And we use two tools that uh that actually David brought to us. One is called mass mapper which uses um GIS data from Massachusetts. So it's uh Mass actually has done a nice job providing that tool. I can tell you I'm sitting in a house right now in Maine and they do not have the same tool. Um and Biomap which is also a tool that was actually set up and so um the uh I'm happy to actually send to you Jeff there's a there's a a tool that there's kind of a template tool that we use in it. It kind of provides guidance on which not only kind of which tool to use, but which layers to turn on. So you can like turn on like, you know, show me all the open space and it will and it'll color those in. Turn that off. Turn show me all of the rare species. Turn that on. It will actually color that. And so we can look at a property and see kind of what shows up and then and then provide a uh provide an assessment. And then in the tool, we've actually set it up to uh to have it where um have it where and I guess I could share I should just share my bloody screen, which is what Alan wanted me to do in the first place. Um but we can uh within the tool we can um uh it's actually just pull downs. So it's not even you can, you know, you sit there, you just type in the acreage, you type in the various pieces of information. Can you see my screen now?
Yep. Yeah. Mhm. Right. So, you know, so for a given property, if we kind of pick on, let's say, 2 2095 uh West Street, you type in the acreage, the width, the length that gives you the shape score. Um there's there's a set of wersheds you can pick from and each one has a score that the committee had agreed on originally. So, you just pick it like Blackthorn will just give you the number. Um water resource is one of the assessments. Um then access uh access to the property. Um and then uh and then there's calculations that end up getting being done and uh and we end up getting our our core total score and then there's two biomass questions that we answer and it gives you the biomass score.
So this So the two scores, the core score and the biomass are like a composite scoring of all those other factors that you put in there. Exactly. the the core scores which was kind of along the lines of what the committee had originally come up come come up with um prior to my existence and then uh David guided us into also adding the biomass score um which looks at kind of specific specific elements around the um around uh well actually David you probably best can tell what it what it's what it's around um
yeah it's based on the ecological value you know is there high biodiversity university things that might be unique, rare, uncommon to Massachusetts, our town, and just gives a more informed view of what the environmental landscape looks like. Yeah. Right. And it and it lets us look at it either at a at a local level, a regional level, or a um um or a uh is it a state level? Yep. State. State, local, or regional.
Regional. Right. And then we have we basically give a score based on whether it's within the property or it's adjacent to the property. There's there's like two scores related to that. So at this point what we now have because Diane knocked off 85 Green Street after I sent out my update which is awesome. Um we now have all of them done. These are these blue ones were already pre-approved and these green ones are the ones that we're uh we're proposing to uh finalize tonight. Thank you.

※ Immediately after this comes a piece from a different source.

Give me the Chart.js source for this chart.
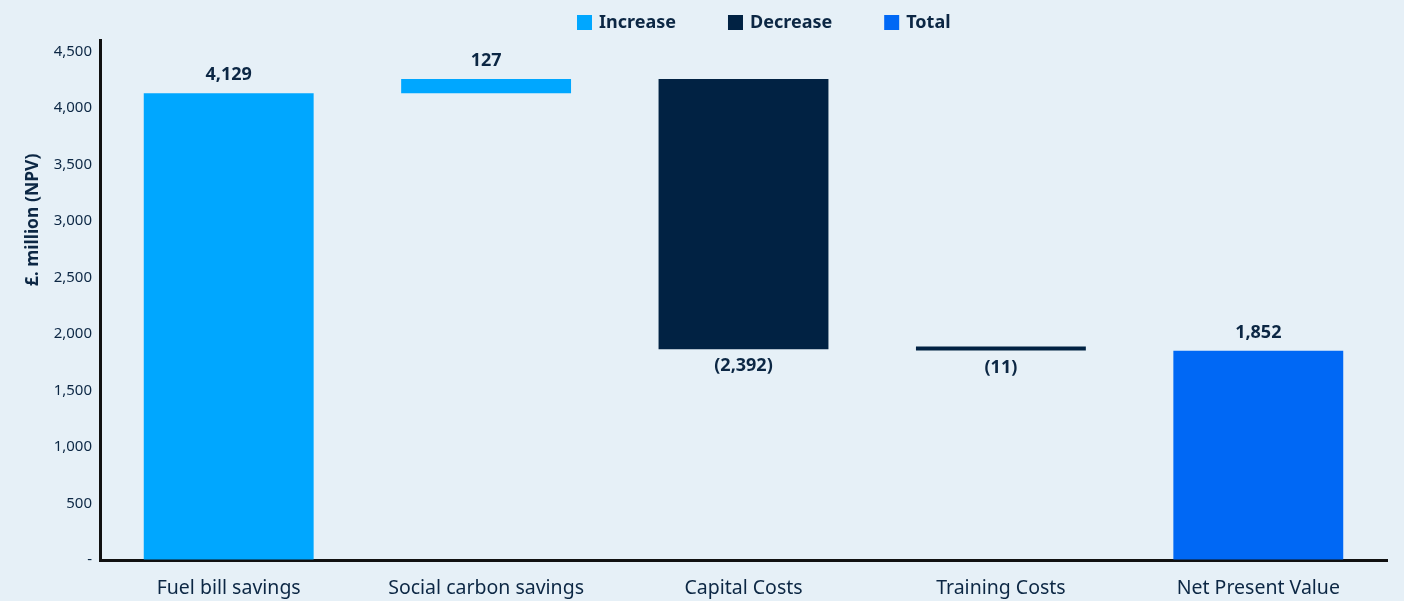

Yep. Sean, one uh I think one thing that's important to note is people might gravitate towards what is the top score or top percentage and each each property is ranked or evaluated based on the set of criteria and um you know so yes you can look at the the highest score as a starting point but it may not be the full story. So, if we do have an opportunity in the future at any of these properties or more, be good for the the committee to like re re-review the actual uh score and see if anything has changed since the last time it was evaluated just so we can make the best informed decision possible, whatever that might look like. Absolutely.
Yeah. and all those all since I'm kind of novice at using both of those um the mass mapper and biomap it's a good thing to have someone else look at it because you guys catch like a little thing here and there that I missed. So I did the best I could. So hopefully you guys will have time to review. Yep. And catch something that I I missed. Right. And we we actually looked at I think we all double checked these two. Yeah. I think the top three actually all three of us I did you checked. It's just 85 Green Street.
Right. Okay. So, so I guess uh I would make a motion that we uh vote uh to accept all four of these scores and add them to the completed pile as we call it and then we can work on getting them put up on the town website to so that the rest of the world can see them. If we do that and then there's a change, how how does that work? So, if if um Dave and Sean go in to 85 Green Street later tonight and they look at my scores and then redo a couple and then there's like four or three or two more points that we could have on there, can we easily correct that if it's posted up?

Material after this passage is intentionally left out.